Given exercise – Every line below is to be copied exactly, with the pictures left out.

Supplied information –
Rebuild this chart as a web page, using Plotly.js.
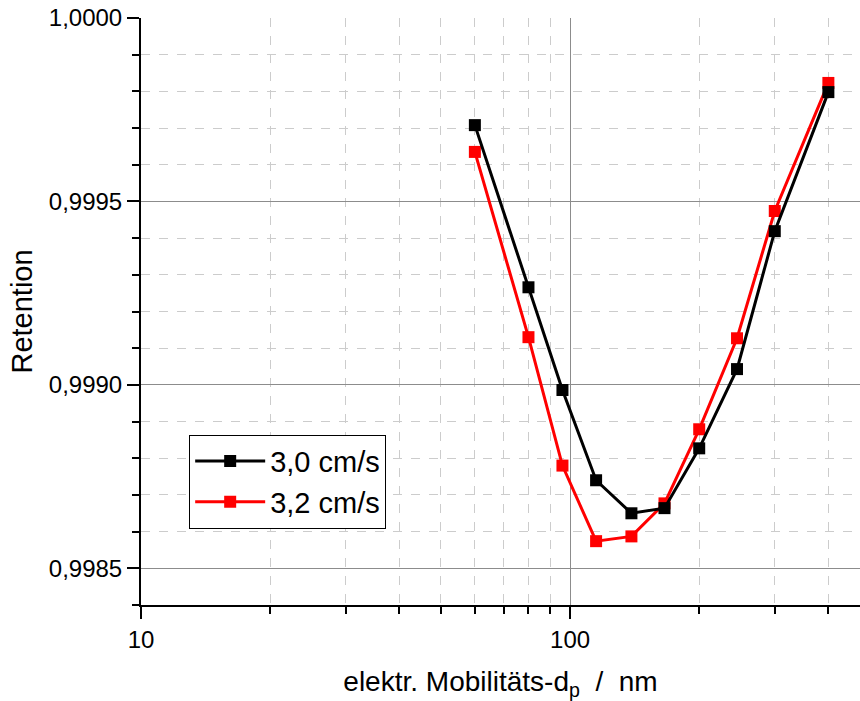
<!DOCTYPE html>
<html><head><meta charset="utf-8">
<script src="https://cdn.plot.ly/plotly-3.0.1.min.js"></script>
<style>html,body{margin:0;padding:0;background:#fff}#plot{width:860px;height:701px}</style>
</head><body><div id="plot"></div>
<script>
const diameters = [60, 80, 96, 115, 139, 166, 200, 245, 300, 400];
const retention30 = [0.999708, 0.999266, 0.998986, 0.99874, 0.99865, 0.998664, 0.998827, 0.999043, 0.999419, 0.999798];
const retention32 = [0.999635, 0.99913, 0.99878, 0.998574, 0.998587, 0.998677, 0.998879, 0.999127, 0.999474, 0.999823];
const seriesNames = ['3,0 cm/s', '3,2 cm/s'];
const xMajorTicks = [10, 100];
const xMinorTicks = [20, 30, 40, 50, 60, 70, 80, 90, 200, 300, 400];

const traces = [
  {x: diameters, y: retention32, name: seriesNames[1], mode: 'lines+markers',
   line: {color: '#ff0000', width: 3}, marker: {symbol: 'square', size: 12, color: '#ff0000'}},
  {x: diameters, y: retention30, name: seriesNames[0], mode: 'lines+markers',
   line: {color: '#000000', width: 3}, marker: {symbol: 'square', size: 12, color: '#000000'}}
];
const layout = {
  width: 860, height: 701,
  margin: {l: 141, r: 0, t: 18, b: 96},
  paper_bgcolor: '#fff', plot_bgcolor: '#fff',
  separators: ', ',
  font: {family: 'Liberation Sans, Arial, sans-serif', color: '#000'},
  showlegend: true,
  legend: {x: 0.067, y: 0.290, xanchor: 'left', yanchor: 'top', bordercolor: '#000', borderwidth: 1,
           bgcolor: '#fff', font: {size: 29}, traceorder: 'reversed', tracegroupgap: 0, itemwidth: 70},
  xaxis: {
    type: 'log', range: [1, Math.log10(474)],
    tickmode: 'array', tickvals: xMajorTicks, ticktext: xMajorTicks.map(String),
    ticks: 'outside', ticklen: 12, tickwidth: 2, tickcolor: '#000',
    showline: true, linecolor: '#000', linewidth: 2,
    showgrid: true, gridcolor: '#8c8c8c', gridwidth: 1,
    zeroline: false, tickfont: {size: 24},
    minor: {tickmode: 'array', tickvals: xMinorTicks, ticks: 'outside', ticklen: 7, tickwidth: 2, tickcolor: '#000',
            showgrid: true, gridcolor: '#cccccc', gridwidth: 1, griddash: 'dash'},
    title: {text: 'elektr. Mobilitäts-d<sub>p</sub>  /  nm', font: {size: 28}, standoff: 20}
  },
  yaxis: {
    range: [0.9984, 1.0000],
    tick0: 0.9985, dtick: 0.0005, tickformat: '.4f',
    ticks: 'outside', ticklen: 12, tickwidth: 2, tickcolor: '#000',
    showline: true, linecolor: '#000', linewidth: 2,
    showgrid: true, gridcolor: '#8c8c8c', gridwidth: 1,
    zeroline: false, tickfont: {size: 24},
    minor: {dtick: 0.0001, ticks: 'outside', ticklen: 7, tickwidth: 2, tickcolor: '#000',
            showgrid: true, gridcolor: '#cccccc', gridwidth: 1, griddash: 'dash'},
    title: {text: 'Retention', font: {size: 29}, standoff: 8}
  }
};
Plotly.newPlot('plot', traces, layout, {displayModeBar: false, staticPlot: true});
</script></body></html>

Complete response –
Rebuild this chart as a web page, using Plotly.js.
<!DOCTYPE html>
<html><head><meta charset="utf-8">
<script src="https://cdn.plot.ly/plotly-3.0.1.min.js"></script>
<style>html,body{margin:0;padding:0;background:#fff}#plot{width:860px;height:701px}</style>
</head><body><div id="plot"></div>
<script>
const diameters = [60, 80, 96, 115, 139, 166, 200, 245, 300, 400];
const retention30 = [0.999708, 0.999266, 0.998986, 0.99874, 0.99865, 0.998664, 0.998827, 0.999043, 0.999419, 0.999798];
const retention32 = [0.999635, 0.99913, 0.99878, 0.998574, 0.998587, 0.998677, 0.998879, 0.999127, 0.999474, 0.999823];
const seriesNames = ['3,0 cm/s', '3,2 cm/s'];
const xMajorTicks = [10, 100];
const xMinorTicks = [20, 30, 40, 50, 60, 70, 80, 90, 200, 300, 400];

const traces = [
  {x: diameters, y: retention32, name: seriesNames[1], mode: 'lines+markers',
   line: {color: '#ff0000', width: 3}, marker: {symbol: 'square', size: 12, color: '#ff0000'}},
  {x: diameters, y: retention30, name: seriesNames[0], mode: 'lines+markers',
   line: {color: '#000000', width: 3}, marker: {symbol: 'square', size: 12, color: '#000000'}}
];
const layout = {
  width: 860, height: 701,
  margin: {l: 141, r: 0, t: 18, b: 96},
  paper_bgcolor: '#fff', plot_bgcolor: '#fff',
  separators: ', ',
  font: {family: 'Liberation Sans, Arial, sans-serif', color: '#000'},
  showlegend: true,
  legend: {x: 0.067, y: 0.290, xanchor: 'left', yanchor: 'top', bordercolor: '#000', borderwidth: 1,
           bgcolor: '#fff', font: {size: 29}, traceorder: 'reversed', tracegroupgap: 0, itemwidth: 70},
  xaxis: {
    type: 'log', range: [1, Math.log10(474)],
    tickmode: 'array', tickvals: xMajorTicks, ticktext: xMajorTicks.map(String),
    ticks: 'outside', ticklen: 12, tickwidth: 2, tickcolor: '#000',
    showline: true, linecolor: '#000', linewidth: 2,
    showgrid: true, gridcolor: '#8c8c8c', gridwidth: 1,
    zeroline: false, tickfont: {size: 24},
    minor: {tickmode: 'array', tickvals: xMinorTicks, ticks: 'outside', ticklen: 7, tickwidth: 2, tickcolor: '#000',
            showgrid: true, gridcolor: '#cccccc', gridwidth: 1, griddash: 'dash'},
    title: {text: 'elektr. Mobilitäts-d<sub>p</sub>  /  nm', font: {size: 28}, standoff: 20}
  },
  yaxis: {
    range: [0.9984, 1.0000],
    tick0: 0.9985, dtick: 0.0005, tickformat: '.4f',
    ticks: 'outside', ticklen: 12, tickwidth: 2, tickcolor: '#000',
    showline: true, linecolor: '#000', linewidth: 2,
    showgrid: true, gridcolor: '#8c8c8c', gridwidth: 1,
    zeroline: false, tickfont: {size: 24},
    minor: {dtick: 0.0001, ticks: 'outside', ticklen: 7, tickwidth: 2, tickcolor: '#000',
            showgrid: true, gridcolor: '#cccccc', gridwidth: 1, griddash: 'dash'},
    title: {text: 'Retention', font: {size: 29}, standoff: 8}
  }
};
Plotly.newPlot('plot', traces, layout, {displayModeBar: false, staticPlot: true});
</script></body></html>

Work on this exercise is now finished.